There is no requirement that the terms of a contract be even-handed
The common law position is that parties are free to contract on whatever terms they like: if you agree to sell me your late model car for $1 that's a matter between the two of us.
The law allows you to make a bad bargain.
There is an equitable doctrine that allows the court to refuse to enforce unconscionable contracts or terms.
The California Supreme Court has ruled that "the central idea (of the) unconscionability doctrine is concerned not with ‘a simple old-fashioned bad bargain "… but with terms that are 'unreasonably favorable to the more powerful party.'" In other words, courts will not enforce contracts that are "overly harsh," "unduly oppressive," or "so one-sided as to shock the conscience."
However, I would be extremely surprised if the terms you are upset about rising to the level of unconscionability.

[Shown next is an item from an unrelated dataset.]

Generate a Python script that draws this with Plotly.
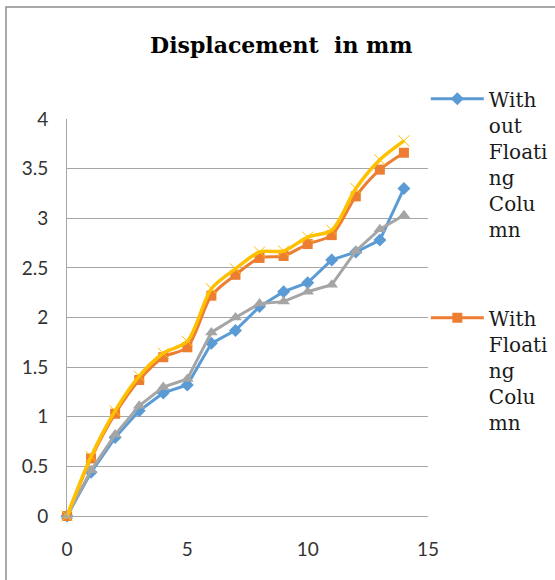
import plotly.graph_objects as go

# Load step index
steps = list(range(15))

# Displacement (mm) per load step
without_floating = [0, 0.44, 0.79, 1.06, 1.24, 1.32, 1.74, 1.87, 2.11, 2.26, 2.35, 2.58, 2.66, 2.78, 3.30]
with_floating = [0, 0.58, 1.03, 1.37, 1.60, 1.70, 2.22, 2.43, 2.60, 2.62, 2.74, 2.83, 3.22, 3.49, 3.66]
series_3 = [0, 0.46, 0.82, 1.11, 1.30, 1.38, 1.85, 2.00, 2.14, 2.16, 2.26, 2.33, 2.67, 2.89, 3.03]
series_4 = [0, 0.60, 1.06, 1.41, 1.64, 1.76, 2.29, 2.49, 2.66, 2.67, 2.81, 2.88, 3.30, 3.59, 3.78]

y_ticks = [0, 0.5, 1, 1.5, 2, 2.5, 3, 3.5, 4]
x_ticks = [0, 5, 10, 15]

BLUE = "#5b9bd5"
ORANGE = "#ed7d31"
GRAY = "#a5a5a5"
GOLD = "#ffc000"
AXIS = "#a6a6a6"

fig = go.Figure()

fig.add_trace(go.Scatter(
    x=steps, y=without_floating, mode="lines+markers",
    name="With<br>out<br>Floati<br>ng<br>Colu<br>mn",
    line=dict(color=BLUE, width=3),
    marker=dict(symbol="diamond", size=10, color=BLUE),
    legendgroup="a", cliponaxis=False,
))
fig.add_trace(go.Scatter(
    x=steps, y=with_floating, mode="lines+markers",
    name="With<br>Floati<br>ng<br>Colu<br>mn",
    line=dict(color=ORANGE, width=3, shape="spline", smoothing=0.8),
    marker=dict(symbol="square", size=10, color=ORANGE),
    legendgroup="b", cliponaxis=False,
))
fig.add_trace(go.Scatter(
    x=steps, y=series_3, mode="lines+markers", name="Series 3",
    line=dict(color=GRAY, width=3),
    marker=dict(symbol="triangle-up", size=11, color=GRAY),
    showlegend=False, cliponaxis=False,
))
fig.add_trace(go.Scatter(
    x=steps, y=series_4, mode="lines+markers", name="Series 4",
    line=dict(color=GOLD, width=3.5, shape="spline", smoothing=0.8),
    marker=dict(symbol="x-thin", size=11, color=GOLD, line=dict(color=GOLD, width=1)),
    showlegend=False, cliponaxis=False,
))

# Outer chart frame
fig.add_shape(type="rect", xref="paper", yref="paper",
              x0=-0.169, x1=2.0, y0=-1.0, y1=1.282,
              line=dict(color="#8c8c8c", width=1.5), fillcolor="rgba(0,0,0,0)", layer="below")

fig.update_layout(
    width=555, height=580,
    margin=dict(l=67, r=127, t=119, b=64, autoexpand=False),
    paper_bgcolor="white", plot_bgcolor="white",
    title=dict(text="<b>Displacement  in mm</b>", x=0.507, xref="container", xanchor="center",
               y=0.922, yref="container", yanchor="middle",
               font=dict(family="DejaVu Serif", size=22, color="black")),
    showlegend=True,
    legend=dict(x=0.994, xanchor="left", y=1.10, yanchor="top", valign="top",
                font=dict(family="DejaVu Serif", size=20, color="#1a1a1a"),
                itemwidth=53, tracegroupgap=60, traceorder="grouped",
                maxheight=1.0, bgcolor="rgba(0,0,0,0)"),
    xaxis=dict(range=[0, 15], tickvals=x_ticks, showgrid=False, zeroline=False,
               showline=True, linecolor=AXIS, linewidth=1, ticks="", ticklabelstandoff=16,
               tickfont=dict(family="Lato", size=19, color="#333")),
    yaxis=dict(range=[0, 4], tickvals=y_ticks, showgrid=True, gridcolor=AXIS, gridwidth=1,
               zeroline=False, showline=True, linecolor=AXIS, linewidth=1,
               ticks="", ticklabelstandoff=14,
               tickfont=dict(family="Lato", size=19, color="#333")),
)

fig.write_html("out.html")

The basic test of unconscionability, as expressed in official comment 1 to section 2-302, is:
whether, in the light of the general commercial background and the
commercial needs of the particular trade or case, the clauses involved
are so one-sided as to be unconscionable under the circumstances
existing at the time of the making of the contract. . . .The principle
is one of the prevention of oppression and unfair surprise. . . and not of disturbance of allocation of risks because of superior bargaining power.
They seem to be dealing with risk allocation and moving risks that are normally on the lender to the buyer or requiring the buyer to waive statutory rights and warranties - there is nothing illegal in that unless the law has a "no contracting out" provision. Some laws do and some laws don't. Some laws may not allow contracting out in consumer transactions but may allow them in business transactions.
You seem to be talking about some sort of equipment financing arrangement. As such, if you don't like the deal, there's a bank down the street with a different deal.
US law recognises that once there is a contract, the parties have to act in good faith to ensure each party gets the benefit of the bargain they made but there is no such requirement in negotiating that bargain. If you can use your economic strength to get a better deal, that's called capitalism.